In un mondo dove tutto è messo in discussione l’uomo si ritrova solo e deluso, senza fede e senza speranza, dopo che tutti i sogni di rinnovamento sociale e di progresso civile sono svaniti e le ingiustizie sembrano essere cresciute piuttosto che diminuite. Anche la letteratura subisce un profondo mutamento. In particolare il romanzo dalla rappresentazione della realtà sensibile e dell’ambiente sociale entro cui l’individuo si muove, diventa sempre più ritratto, documento, analisi interiore, tentativo di scrutare i recessi più segreti della coscienza, di mettere in luce la crisi dell’uomo contemporaneo, la sua inquietudine, l’angoscia esistenziale, la solitudine, l’alienazione, a cui necessariamente va incontro di fronte alla coscienza del proprio fallimento e della propria inettitudine a vivere.
Si abbandonano i canoni del naturalismo e del verismo, per puntare su una indagine psicologica sempre più approfondita della crisi esistenziale in cui versa l’uomo moderno. Segno evidente che la crisi dal piano storico si è spostata al piano esistenziale. L’uomo si sente infelici non per il fatto di vivere in una società, le cui strutture sono ingiuste ed oppressive, ma per il fatto stesso di vivere, di essere uomo.
I due maggiori interpreti di questa nuova sensibilità decadente sono in Italia, Italo Svevo e Luigi Pirandello. Tutta l’opera di Luigi Pirandello, dalle novelle ai drammi e ai romanzi, è concentrata nella rappresentazione del contrasto esistente nell’individuo tra quello che egli è e quello che vorrebbe essere o, come dice lo stesso Pirandello, tra la maschera ed il volto.
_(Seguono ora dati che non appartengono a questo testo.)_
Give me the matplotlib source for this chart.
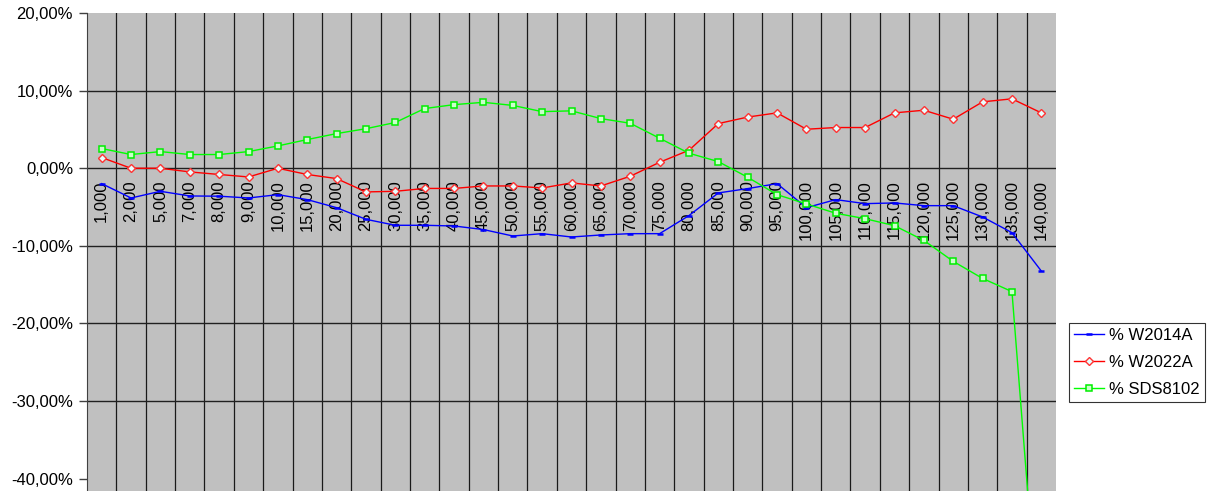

L’uomo crede di essere uno e inutilmente pretende che gli altri lo giudichino per quello che crede di essere; gli altri ci giudicano secondo la loro opinione, che è diversa da persona a persona, per cui diventiamo centomila; ma siccome non possiamo riconoscerci in nessuna di quelle maschere che gli altri ci impongono, finiamo per essere nessuno.
La nostra personalità resta soffocata sul nascere, perché la società ci coarta con i suoi pregiudizi e le sue consuetudini, che finiscono per inaridire lo slancio vitale e per fare di noi delle personalità schematizzate, senza volto. Così conformato, l’uomo non ha neppure la possibilità di conoscere se stesso: spesso infatti nell’agire si sente mosso da forze misteriose, incontrollate, che provengono dal suo subconscio; è la vita che pulsa e ribolle sotto la maschera nel tentativo di erompere. “ciò che conosciamo di noi stessi – scrive Pirandello – non è che una parte di quello che noi siamo. E tante e tante cose, in certi momenti eccezionali, noi sorprendiamo in noi stessi, percezioni, ragionamenti, stati di coscienza, che sono veramente oltre i limiti relativi della nostra esistenza normale e cosciente”.
Il dramma dell’individuo nasce proprio nel momento in cui egli si rende conto di vivere una vita che non è la sua e passa dal semplice vivere al vedersi vivere. Da questa situazione dolorosa dell’individuo, che inutilmente tenta di infrangere la maschera per scoprire la sua vera identità, di passare dall’ignoto al noto, dal subconscio al conscio, nascono le situazioni strane, assurde, paradossali che si incontrano negli scritti di Pirandello. L’impossibilità di fissare una verità assoluta conduce l’uomo ad annaspare nel buio del mistero che l’avvolge, senza possibilità di raggiungere alcuna certezza. Nasce così l’incomprensione fra noi e coloro che ci stanno intorno, perché ognuno parla un linguaggio diverso da quello degli altri, per cui è impossibile stabilire un colloquio. Incomunicabilità, solitudine, incomprensione, aridità interiore, sdoppiamento di personalità sono i caratteri comuni a quasi tutti i personaggi di Pirandello. Da qui il tono di desolata tristezza, di amaro sentimenti della vita, di feroce irrisione, di dissacrante ironia che troviamo in tante pagine di Pirandello: nelle novelle, nei romanzi e nei numerosi drammi.
Questa posizione di disgusto e di disprezzo del mondo e della vita porterebbe irrimediabilmente alla follia o al suicidio, se l’uomo non tentasse in qualche modo di reagire, di trovare una soluzione agli inquietanti interrogativi che la vita gli pone. E’ ciò che tenta Pirandello negli ultimi lavori, dopo il 1930, quando una nuova disposizione d’animo lo spinse a riaccostarsi a quei miti, che egli stesso aveva distrutto con il suo sottile filosofare. Infatti vediamo il ritorno del mito della fede in Lazzaro, a quello della famiglia in La nuova colonia e a quello dell’arte ne I giganti della montagna, l’ultimo dramma rimasto incompiuto.